生命保険
(写真=PIXTA)

平成27年1月より、相続税の基礎控除額が従来と比べ、60%減と大幅に下がりました。これにより、従来は相続税の支払い対象外であった人も、今後は相続税がかかるケースが急増すると予想されます。そこで、誰にでも用意できる相続税対策として、生命保険を活用した方法を紹介します。

平成27年1月より、相続税の基礎控除額が従来と比べ、60%減と大幅に下がりました。
これにより、従来は相続税の支払い対象外であった人も、今後は相続税がかかるケースが急増すると予想されます。


<相続税基礎控除額>

改正前:5,000万円+(1,000万円×法定相続人の数)
改正後:3,000万円+(600万円×法定相続人の数)

例えば、相続人が3人の場合、改正前は5,000万円+(1,000万円×3人)=8,000万円が基礎控除として認められていましたが、現行の制度では3,000万円+(600万円×3人)=4,800万円と引き下げられました。
これにより、以前は、相続税を支払う人は相続全体の4%ほどだったのが、今後は全体の6%ほどに上昇するとされています。

また、相続財産から基礎控除を引いて2億円超を保有する場合は、相続税率は従来の40%より45%にアップし、6億円超の最高税率については55%に引き上げられました。
相続税の納付は現金での一括支払いを原則としています。相続財産がわずかな金融資産と自宅のみである場合は、納税資金の不足から自宅を売却しなければならないケースも考えられます。

特に、地価の高い大都市に自宅を所有していれば、いま一度、資産の再点検が必要です。例えば、相続人が妻と子供2人の計3人、相続財産が3億円の場合、法定相続分通りに相続すると、詳しい計算は割愛しますが、納付すべき相続税は概算で2,860万円となります。
妻は配偶者の税額軽減の特例により相続財産の1億6,000万円までが非課税となりますが、子はそれぞれ1,430万円の負担となり、改正前よりも総額で約560万円の増税となります。

しかし、生活の拠点である自宅を手放して資産を整理するというのは容易なことではありません。納税資金の準備と相続財産評価の圧縮が相続税対策の要であると言えるのではないでしょうか。


生命保険を活用した相続税対策

そこで、誰にでも用意できる相続税対策として、生命保険を活用した方法を紹介します。
生命保険は、被保険者が死亡した際にまとまった保険金が支払われるため、納税資金の準備にも有用な手段となります。
生命保険によって受け取る死亡保険金は厳密には相続財産に含まれず、民法上の遺産分割協議の対象外ですが、相続税の算出時には「みなし相続財産」として相続税の課税対象となります。
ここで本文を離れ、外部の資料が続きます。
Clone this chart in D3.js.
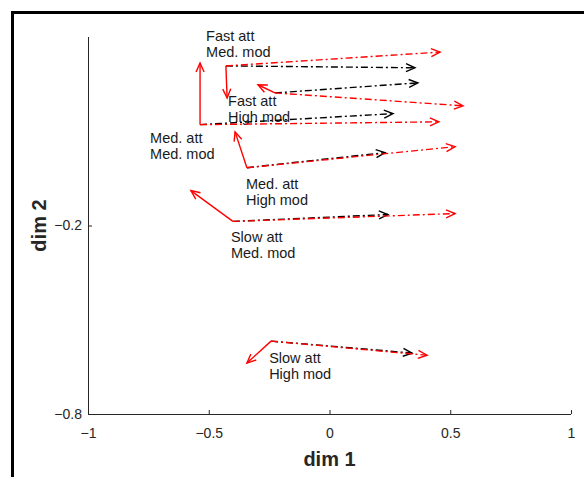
<!DOCTYPE html>
<html lang="en">
<head>
<meta charset="UTF-8">
<title>dim 1 / dim 2</title>
<style>
  *{margin:0;padding:0;}
  body{background:#fff;}
  svg{font-family:"Liberation Sans", Arial, Helvetica, sans-serif;}
</style>
</head>
<body>
<div id="container"></div>
<script src="https://cdn.jsdelivr.net/npm/d3@7/dist/d3.min.js"></script>
<script>
// conditions
var conditions = ['Fast att|Med. mod', 'Fast att|High mod', 'Med. att|Med. mod',
                  'Med. att|High mod', 'Slow att|Med. mod', 'Slow att|High mod']
// start point of each condition
var baseX = [-0.429, -0.226, -0.536, -0.342, -0.400, -0.242]
var baseY = [0.308, 0.222, 0.121, -0.016, -0.187, -0.568]
// solid red arrow end
var solidX = [-0.424, -0.296, -0.536, -0.391, -0.574, -0.342]
var solidY = [0.206, 0.248, 0.317, 0.098, -0.089, -0.638]
// red dash-dot arrow end
var redX = [0.458, 0.553, 0.453, 0.520, 0.520, 0.404]
var redY = [0.352, 0.181, 0.130, 0.051, -0.162, -0.613]
// black dash-dot arrow end
var blackX = [0.354, 0.366, 0.263, 0.230, 0.242, 0.342]
var blackY = [0.302, 0.254, 0.156, 0.032, -0.165, -0.606]
// text anchors (left, first line)
var labelX = [-0.511, -0.420, -0.743, -0.346, -0.408, -0.250]
var labelY = [0.403, 0.197, 0.079, -0.067, -0.238, -0.622]

var xTicks = [-1, -0.5, 0, 0.5, 1]
var yTicks = [-0.8, -0.2]

var W = 584, H = 477
var svg = d3.select('#container').append('svg').attr('width', W).attr('height', H)

// figure frame
svg.append('rect').attr('x', 12.5).attr('y', 12.5).attr('width', 640).attr('height', 540)
  .attr('fill', 'none').attr('stroke', '#000').attr('stroke-width', 3)

var sx = d3.scaleLinear().domain([-1, 1]).range([88, 571])
var sy = d3.scaleLinear().domain([-0.8, 0.4]).range([414, 37])

var axisCol = '#262626'
var fmt = function(d){ return String(d).replace('-', '\u2212') }
var gx = svg.append('g').attr('transform', 'translate(0,414)')
  .call(d3.axisBottom(sx).tickValues(xTicks).tickSizeInner(-4).tickSizeOuter(0)
    .tickPadding(14).tickFormat(fmt))
var gy = svg.append('g').attr('transform', 'translate(88,0)')
  .call(d3.axisLeft(sy).tickValues(yTicks).tickSizeInner(-4).tickSizeOuter(0)
    .tickPadding(6).tickFormat(fmt))
gy.select('.domain').attr('d', 'M0.5,' + sy(0.4) + 'V' + (sy(-0.8) + 0.5))
;[gx, gy].forEach(function(g){
  g.select('.domain').attr('stroke', axisCol).attr('stroke-width', 1)
  g.selectAll('line').attr('stroke', axisCol)
  g.selectAll('text').attr('fill', axisCol).attr('font-size', 14)
})
gx.select('.domain').attr('d', 'M' + sx(-1) + ',0.5H' + sx(1))

svg.append('text').text('dim 1').attr('x', sx(0)).attr('y', 466)
  .attr('text-anchor', 'middle').attr('font-size', 20).attr('font-weight', 'bold').attr('fill', axisCol)
svg.append('text').text('dim 2').attr('transform', 'translate(46,' + sy(-0.2) + ') rotate(-90)')
  .attr('text-anchor', 'middle').attr('font-size', 20).attr('font-weight', 'bold').attr('fill', axisCol)

function arrow(x0, y0, x1, y1, col, dash){
  var px0 = sx(x0), py0 = sy(y0), px1 = sx(x1), py1 = sy(y1)
  var a = Math.atan2(py1 - py0, px1 - px0), L = 9, hw = 4
  svg.append('line').attr('x1', px0).attr('y1', py0).attr('x2', px1).attr('y2', py1)
    .attr('stroke', col).attr('stroke-width', 1.4)
    .attr('stroke-dasharray', dash ? '7,3,2,3' : null)
  var bx = px1 - L * Math.cos(a), by = py1 - L * Math.sin(a)
  var nx = -Math.sin(a) * hw, ny = Math.cos(a) * hw
  svg.append('path')
    .attr('d', 'M' + (bx + nx) + ',' + (by + ny) + 'L' + px1 + ',' + py1 + 'L' + (bx - nx) + ',' + (by - ny))
    .attr('fill', 'none').attr('stroke', col).attr('stroke-width', 1.4)
}

conditions.forEach(function(c, i){
  arrow(baseX[i], baseY[i], blackX[i], blackY[i], '#000000', true)
  arrow(baseX[i], baseY[i], redX[i], redY[i], '#ff0000', true)
  arrow(baseX[i], baseY[i], solidX[i], solidY[i], '#ff0000', false)
  var t = svg.append('text').attr('font-size', 14.5).attr('fill', '#1a1a1a')
  c.split('|').forEach(function(s, k){
    t.append('tspan').attr('x', sx(labelX[i])).attr('y', sy(labelY[i]) + 5 + k * 16).text(s)
  })
})
</script>
</body>
</html>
被相続人が保険料を払い込んだ生命保険の死亡保険金の受取人が相続人(相続を放棄した人や相続権を失った人は含まない)である場合、相続人が受け取った保険金から、相続人1人あたり500万円が非課税枠として利用することができ、支払保険金総額から非課税額を控除した部分が相続税の課税対象になります。

ここで重要なのは、死亡保険金の受取人が相続人1人に限定されていても、相続財産としての相続人の人数に500万円をかけた金額が控除される点にあります。前述のケースでは相続人が3人なので、基礎控除分に加えて相続財産から1,500万円が控除可能となります。

もし、現金や他の金融資産の代わりに、1,500万円相当の死亡保険金が設定されている一時払い終身保険を利用すれば、何も対策しない場合と比較して、相続発生時に概算で約262万もの大金を節税することができます。相続対策に一般的に利用されているのは、一時払い終身保険が多く、もともと保有している金融資産を保険商品に転換させるスキームです。

まとまった資金が必要なのがネックかもしれませんが、相続対策を主とした比較的高齢者向けの商品なので、一般的な生命保険よりも健康診断が緩い傾向にあるというのがメリットです。若いうちから終身保険をかけているということでなければ、相続対策としては手軽な保険商品であると言えるでしょう。

消費税に加えて相続税も大幅にアップし、国民の負担は厳しくなりつつあります。
自分の資産と家族を守るためにも、知恵を絞って資産防衛をしていかなければならない時代です。自分の資産はもちろんのこと、これを機に実親の資産についても家族で話し合う機会を設けてみてはいかがでしょうか。

※この記事は2015年5月28日に掲載されたものです。